Without serialization, tty->stopped flag and the actual hardware state can mismatch.

>
> 2) If it is true that we need to avoid concurrent executions of __start_tty() and
> __stop_tty(), can we just use a Mutex in the IOCTL's helper?

Yes if all __start_tty() and __stop_tty() callers were schedulable context.
But stop_tty() says that stop_tty() might be called from atomic context.
Thus, we can't use a mutex for protecting tty->stopped flag.

>
> Thanks,
>
> Fabio M. De Francesco

By the way, even with above patch, I think

CPU 0 | CPU 1 | CPU 2
stop_tty() | |
lock flow.lock | |
tty->stopped = 1 | |
driver->stop() | |
unlock flow.lock | |
| start_tty() |
| lock flow.lock |
| tty->stopped = 0 |
| driver->start() => Schedules n_hdlc_send_frames()
| unlock flow.lock |
stop_tty() | |
lock flow.lock | |
tty->stopped = 1 | |
driver->stop() | |
unlock flow.lock | |
| | Starts n_hdlc_send_frames()

(that is, the n_hdlc is writing to consoles despite tty->stopped is 1) can happen
until n_hdlc_send_frames() completes.

Then, even scheduling next n_hdlc_send_frames() while previous n_hdlc_send_frames() is
possible?

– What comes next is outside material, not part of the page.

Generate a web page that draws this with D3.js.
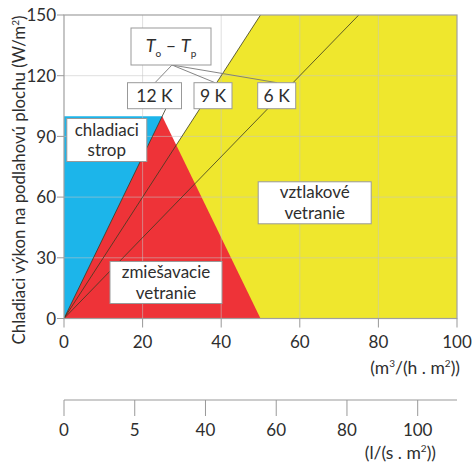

In the worst case, multiple CPUs can run n_hdlc_send_frames() concurrently?

CPU 0 | CPU 1 | CPU 2 | CPU 3
stop_tty() | | |
lock flow.lock | | |
tty->stopped = 1 | | |
driver->stop() | | |
unlock flow.lock | | |
| start_tty() | |
| lock flow.lock | |
| tty->stopped = 0 | |
| driver->start() => Schedules n_hdlc_send_frames()
| unlock flow.lock | |
| | Starts n_hdlc_send_frames()
stop_tty() | | |
lock flow.lock | | |
tty->stopped = 1 | | |
driver->stop() | | |
unlock flow.lock | | |
| start_tty() | |
| lock flow.lock | |
| tty->stopped = 0 | |
| driver->start() => Schedules n_hdlc_send_frames()
| unlock flow.lock | |
| | | Starts n_hdlc_send_frames()

Ah, OK. n_hdlc->tbusy is there for serialization.